In the first silo, investors saw their wealth decimated as a result of tumbling stock markets with financial share prices magnifying the pull on the rest of the market, which was essentially pulled into a black hole. The ongoing decline in housing values continues to feed on itself: Household wealth has fallen further with many of the boomer crowd having to defer retirement plans as they check on the vastly reduced total in their quarterly investment statement. The jobless total is set to rise well into 2010 making the first silo a growing and bottomless pit of losses.
In the second silo you'll find many a lender rubbing their wounds. Take a digit, double it and stick the word 'trillion' on the end and you'll get the idea of the size of the write-downs and bad loans these guys find themselves facing. Clearly silo number two is in a worse position, but who cares? It wasn't there money in the first place. They just transfer the losses to the first silo in the form of stock market losses and reduced wealth to the individuals who live there.
The beginning of the problem starts with a lender shrewd enough to see that the demand for funds to mortgage a house is endless if they can convince people that house prices will go up forever. But how can they do this? Well, actually that's not the hard part since we have the American dream telling us that this is the way it is, it always has been and always will be. If you don't buy today, watch out tomorrow!
It was essentially an easy sell with an endless line of consumers piling through the doors wanting loans. The only way to maintain such a mirage was to lend increasingly large amounts of money to fuel the price increases. That serves to pad out the lender's fee income, his interest income and allows them to play with bigger toys in the sandbox that became the market for securitized lending. And after vetting the stupid customer wanting to borrow increasingly insane amounts of dough, what stake did the banker hold? Absolutely none! The mortgage got packaged up and bundled off to another speculator.
This week the financial markets overhaul included government's want to have lenders maintain at least a 5% interest in the original loan. It's hardly much to ask, yet Wall Streeters are outraged and tell us that the securitization market will be taking a poke in the eye! One has to wonder why it is so hard to get a loan these days when the banker refuses to stand by its stricter lending criteria. You'd think they'd have at least a little faith in where they were lending their cash.

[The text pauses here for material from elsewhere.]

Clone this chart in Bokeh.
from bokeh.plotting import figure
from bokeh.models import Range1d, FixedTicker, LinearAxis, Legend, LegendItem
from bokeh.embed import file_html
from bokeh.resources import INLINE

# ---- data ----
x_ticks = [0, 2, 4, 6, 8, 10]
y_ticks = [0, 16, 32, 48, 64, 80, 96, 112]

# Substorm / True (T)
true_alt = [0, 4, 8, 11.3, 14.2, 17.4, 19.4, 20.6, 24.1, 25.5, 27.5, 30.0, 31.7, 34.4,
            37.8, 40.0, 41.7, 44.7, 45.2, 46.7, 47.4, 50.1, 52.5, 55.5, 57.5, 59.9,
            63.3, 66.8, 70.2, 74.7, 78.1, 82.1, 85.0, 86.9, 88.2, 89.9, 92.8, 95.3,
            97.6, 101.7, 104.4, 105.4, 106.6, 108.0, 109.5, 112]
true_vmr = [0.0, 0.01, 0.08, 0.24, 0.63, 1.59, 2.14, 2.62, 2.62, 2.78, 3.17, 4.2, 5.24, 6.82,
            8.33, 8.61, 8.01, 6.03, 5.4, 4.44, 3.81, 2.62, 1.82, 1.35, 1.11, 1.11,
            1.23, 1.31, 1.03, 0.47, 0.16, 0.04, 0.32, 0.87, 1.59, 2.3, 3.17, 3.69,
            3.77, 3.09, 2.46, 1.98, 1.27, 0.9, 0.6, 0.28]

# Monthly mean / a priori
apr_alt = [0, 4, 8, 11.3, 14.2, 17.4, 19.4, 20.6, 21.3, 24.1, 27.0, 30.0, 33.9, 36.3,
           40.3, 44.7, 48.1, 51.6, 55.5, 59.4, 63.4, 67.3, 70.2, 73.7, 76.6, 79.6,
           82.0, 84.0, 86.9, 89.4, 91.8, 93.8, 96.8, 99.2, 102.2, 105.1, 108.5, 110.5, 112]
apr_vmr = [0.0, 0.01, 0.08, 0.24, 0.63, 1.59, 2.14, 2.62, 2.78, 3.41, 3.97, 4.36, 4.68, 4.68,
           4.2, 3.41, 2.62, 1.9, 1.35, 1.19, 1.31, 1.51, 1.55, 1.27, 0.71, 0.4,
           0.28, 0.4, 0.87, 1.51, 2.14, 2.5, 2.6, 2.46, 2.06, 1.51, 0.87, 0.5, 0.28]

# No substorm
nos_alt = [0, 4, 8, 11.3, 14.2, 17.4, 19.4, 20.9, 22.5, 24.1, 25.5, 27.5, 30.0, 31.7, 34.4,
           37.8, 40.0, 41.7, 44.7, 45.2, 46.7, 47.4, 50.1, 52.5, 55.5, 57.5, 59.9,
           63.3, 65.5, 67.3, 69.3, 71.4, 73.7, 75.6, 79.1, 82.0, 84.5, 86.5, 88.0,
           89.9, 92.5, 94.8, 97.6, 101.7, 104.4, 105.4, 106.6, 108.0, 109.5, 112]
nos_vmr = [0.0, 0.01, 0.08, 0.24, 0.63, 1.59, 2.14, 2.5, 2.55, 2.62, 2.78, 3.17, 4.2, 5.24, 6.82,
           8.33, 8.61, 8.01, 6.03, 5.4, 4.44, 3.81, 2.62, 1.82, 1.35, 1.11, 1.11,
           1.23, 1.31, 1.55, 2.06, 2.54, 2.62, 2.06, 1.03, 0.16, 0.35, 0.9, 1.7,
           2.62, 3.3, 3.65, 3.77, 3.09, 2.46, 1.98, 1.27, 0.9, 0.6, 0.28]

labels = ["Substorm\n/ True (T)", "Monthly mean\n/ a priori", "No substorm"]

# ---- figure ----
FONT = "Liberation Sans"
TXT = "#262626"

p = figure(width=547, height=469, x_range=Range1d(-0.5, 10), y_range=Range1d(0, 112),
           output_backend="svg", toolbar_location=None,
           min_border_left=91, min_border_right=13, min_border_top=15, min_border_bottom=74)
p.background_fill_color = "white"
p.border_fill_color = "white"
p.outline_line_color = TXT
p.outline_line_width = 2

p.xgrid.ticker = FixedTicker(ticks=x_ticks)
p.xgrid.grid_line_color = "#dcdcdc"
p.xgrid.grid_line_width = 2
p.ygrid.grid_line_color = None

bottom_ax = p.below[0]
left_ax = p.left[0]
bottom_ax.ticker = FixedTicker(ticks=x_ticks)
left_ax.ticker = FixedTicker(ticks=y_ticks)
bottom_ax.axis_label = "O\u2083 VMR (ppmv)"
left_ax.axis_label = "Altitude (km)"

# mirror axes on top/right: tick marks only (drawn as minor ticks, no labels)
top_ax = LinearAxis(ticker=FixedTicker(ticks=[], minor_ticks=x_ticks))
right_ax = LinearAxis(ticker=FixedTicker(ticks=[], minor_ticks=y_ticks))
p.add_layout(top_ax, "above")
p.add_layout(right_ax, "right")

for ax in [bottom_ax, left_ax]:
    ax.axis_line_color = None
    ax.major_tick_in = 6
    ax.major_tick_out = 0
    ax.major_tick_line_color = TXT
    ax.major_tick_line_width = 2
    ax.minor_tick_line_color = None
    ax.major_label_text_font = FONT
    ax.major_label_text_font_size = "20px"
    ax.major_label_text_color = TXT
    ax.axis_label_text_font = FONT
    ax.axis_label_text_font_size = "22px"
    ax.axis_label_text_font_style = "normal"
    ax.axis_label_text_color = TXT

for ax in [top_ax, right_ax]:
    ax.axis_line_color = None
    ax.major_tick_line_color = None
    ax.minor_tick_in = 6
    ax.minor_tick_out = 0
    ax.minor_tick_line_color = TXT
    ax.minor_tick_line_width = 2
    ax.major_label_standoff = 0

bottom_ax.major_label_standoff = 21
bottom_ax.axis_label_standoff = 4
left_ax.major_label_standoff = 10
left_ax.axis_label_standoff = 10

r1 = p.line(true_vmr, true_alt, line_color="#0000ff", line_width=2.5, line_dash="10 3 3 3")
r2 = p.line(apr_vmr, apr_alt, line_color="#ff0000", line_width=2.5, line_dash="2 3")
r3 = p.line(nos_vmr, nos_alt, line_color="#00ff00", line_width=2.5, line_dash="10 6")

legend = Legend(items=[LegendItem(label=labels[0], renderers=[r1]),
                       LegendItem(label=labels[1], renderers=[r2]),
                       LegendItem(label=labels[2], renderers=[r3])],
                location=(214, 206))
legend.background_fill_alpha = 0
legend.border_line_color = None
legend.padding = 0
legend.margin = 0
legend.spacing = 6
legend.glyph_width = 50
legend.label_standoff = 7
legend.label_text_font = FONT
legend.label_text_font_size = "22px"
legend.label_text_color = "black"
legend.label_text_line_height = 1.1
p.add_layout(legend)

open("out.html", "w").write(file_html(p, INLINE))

The Chinese solution to the ensuing downturn, having realized that they are all too exposed already to the American dollar is to look for a counterweight. They decided recently to begin hedging their bets and start hoarding commodities. Whether the fizz will go out of this bet or not, after an initial rebound for global commodity markets, remains to be seen. But the Chinese fear that the measures adopted to deal with silos one and two will create an upset for the dollar and unleash a fire-breathing inflation dragon. That's why they continue to diversify outside of the dollar.
China's $200 billion sovereign wealth fund is on the prowl and looking for solid hedge funds to invest in. We wonder whether they have dug deep enough in the silos in that case. The Chinese Investment Corporation (CIC) seeks to select a handful of successful managers who offer superior returns across a broad spectrum of strategies. Funds-of-funds are up for consideration too according to the adviser working the funds.
Hedge funds in the $1.3 trillion industry are recovering from a bruising 2008 when many showed they were no different than the market and faced identical losses. Many have been too scared to get back into the market and are trailing the performance of the stock market with a 9.4% return through May according to Chicago-based Hedge Fund Research (HFR). The industry has shed around one-third of its assets since 2008, while HFR estimates that 1,471 or 20% of the peak number of funds in 2007 went out of business last year.